La mirada siguiendo los raíles hasta donde ya la vista no alcanza. Buscando ese tren que no parece llegar. Y evitando reconocer que quizás no llegue nunca. Para no aceptar que ese tren ya pasó y no hubo consciencia de su paso y menos de que era el último.
No hay medida posible del tiempo y además, se pierde la noción de su transcurrir, así que lo más parecido a un reloj son los propios pasos a izquierda y derecha en ese andén. Pasos que tampoco llevan a lugar alguno, pero cuya suma sería un sorprendente número de kilómetros. Pasos incapaces de perturbar al oído en su única misión de oír el sonido de ese tren. Pasos inútiles.
En esa estación, no perder la esperanza significa creer en la existencia de la llegada de ese último tren, a pesar de ser sólo una posibilidad. Aferrarse a esa última oportunidad, sin plantear o preguntar sobre el merecimiento de la misma, pero con el convencimiento de que la vida ha de pagar su deuda a los desheredados.
La espera, toda espera, es incertidumbre. Ausencia de certeza. Pero la espera en un andén solitario, sin saber si ese último tren vendrá, es una invitación a la perturbación y a perder el rumbo. La antesala del abismo.

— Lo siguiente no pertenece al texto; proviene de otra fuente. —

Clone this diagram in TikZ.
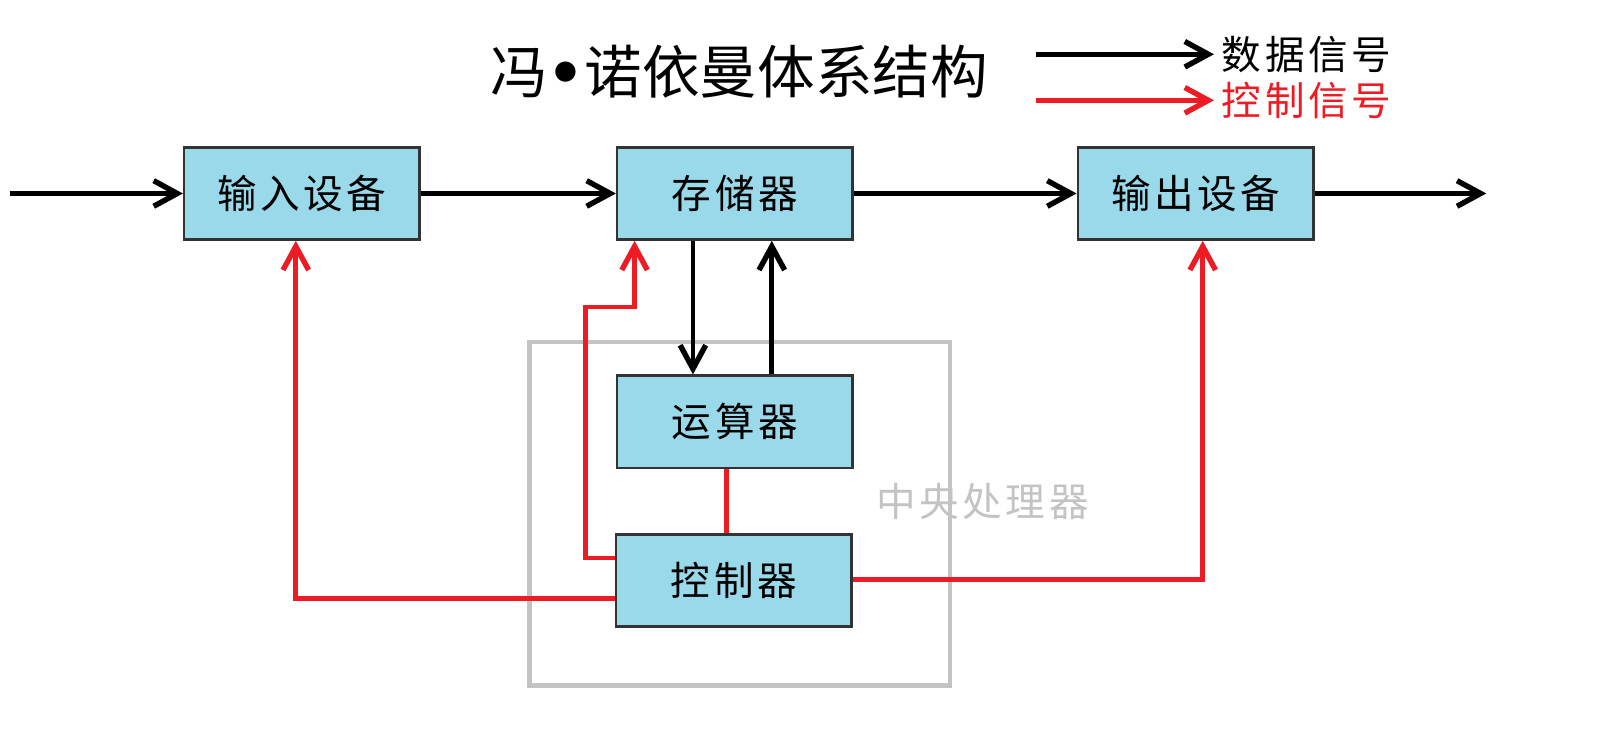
\documentclass[tikz,border=0pt]{standalone}
\usepackage{fontspec}
\setmainfont{Noto Sans CJK SC}
\newfontfamily\dotfont{DejaVu Sans}
\usetikzlibrary{arrows.meta}
\definecolor{boxblue}{RGB}{153,217,234}
\definecolor{sigred}{RGB}{237,28,36}
\definecolor{cpugray}{RGB}{195,195,195}
\begin{document}
\begin{tikzpicture}[x=0.01cm,y=-0.01cm,
  box/.style={draw=black!80,line width=0.7pt,fill=boxblue,minimum width=2.3cm,
    minimum height=0.9cm,inner sep=0pt,font=\fontsize{11pt}{13pt}\selectfont\addfontfeature{LetterSpace=9}},
  data/.style={-{Straight Barb[length=2.3mm,width=2.5mm,line width=1.5pt]},line width=1.3pt},
  ctrl/.style={data,draw=sigred},
  ctrlline/.style={draw=sigred,line width=1.3pt},
  lbl/.style={font=\fontsize{11pt}{13pt}\selectfont\addfontfeature{LetterSpace=9}}]
  \useasboundingbox (0,0) rectangle (1568,714);

  % title and legend
  \node[font=\fontsize{16pt}{18pt}\selectfont] (title) at (722,70)
    {冯{\dotfont\bfseries •}诺依曼体系结构};
  \coordinate (keyd) at (1012,53);
  \node[lbl,anchor=west,inner sep=2pt] (keydata) at (1186,53) {数据信号};
  \draw[data] (keyd) -- (keydata);
  \coordinate (keyc) at (1012,98);
  \node[lbl,anchor=west,inner sep=2pt,text=sigred] (keyctrl) at (1186,98) {控制信号};
  \draw[ctrl] (keyc) -- (keyctrl);

  % central processor
  \draw[cpugray,line width=1.3pt] (517,334) rectangle (928,670);
  \node[lbl,text=cpugray] (cpulbl) at (960,490) {中央处理器};

  \node[box] (in)  at (295,189)  {输入设备};
  \node[box] (mem) at (718,189)  {存储器};
  \node[box] (out) at (1168,189) {输出设备};
  \node[box] (alu) at (718,412)  {运算器};
  \node[box] (ctl) at (717,567)  {控制器};

  % data signals
  \coordinate (src)  at (10,189);
  \coordinate (sink) at (1452,189);
  \draw[data] (src) -- (in);
  \draw[data] (in) -- (mem);
  \draw[data] (mem) -- (out);
  \draw[data] (out) -- (sink);
  \draw[data] ([xshift=-0.41cm]mem.south) -- ([xshift=-0.41cm]alu.north);
  \draw[data] ([xshift=0.36cm]alu.north) -- ([xshift=0.36cm]mem.south);

  % control signals
  \coordinate (bend) at (572,300);
  \draw[ctrlline] ([xshift=-0.08cm]alu.south) -- ([xshift=-0.08cm]alu.south |- ctl.north);
  \draw[ctrl] ([yshift=0.22cm]ctl.west) -| (bend) -| ([xshift=-0.98cm]mem.south);
  \draw[ctrl] ([yshift=-0.18cm]ctl.west) -| ([xshift=-0.06cm]in.south);
  \draw[ctrl] ([yshift=0.01cm]ctl.east) -| ([xshift=0.07cm]out.south);
\end{tikzpicture}
\end{document}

Ignoro si hay alguna sesuda explicación onírica o de cualquier otra índole sobre los pensamientos relativos a los trenes, estaciones, andenes y apeaderos y su posible simbolismo. Pero puedo afirmar que no hace mucho yo estaba de pie en ese andén, esperando uno de esos trenes; llegó, y subí a él, y espero que no sea el último. Y sin embargo, aún hoy, me veo en aquel apeadero solitario, con la mirada siguiendo los raíles y paseando a izquierda y derecha de ese andén sin llegar a lugar alguno.
Pudiera ser que dejará allí una de mis vidas de gato y tan sólo sean vestigios de melancolía.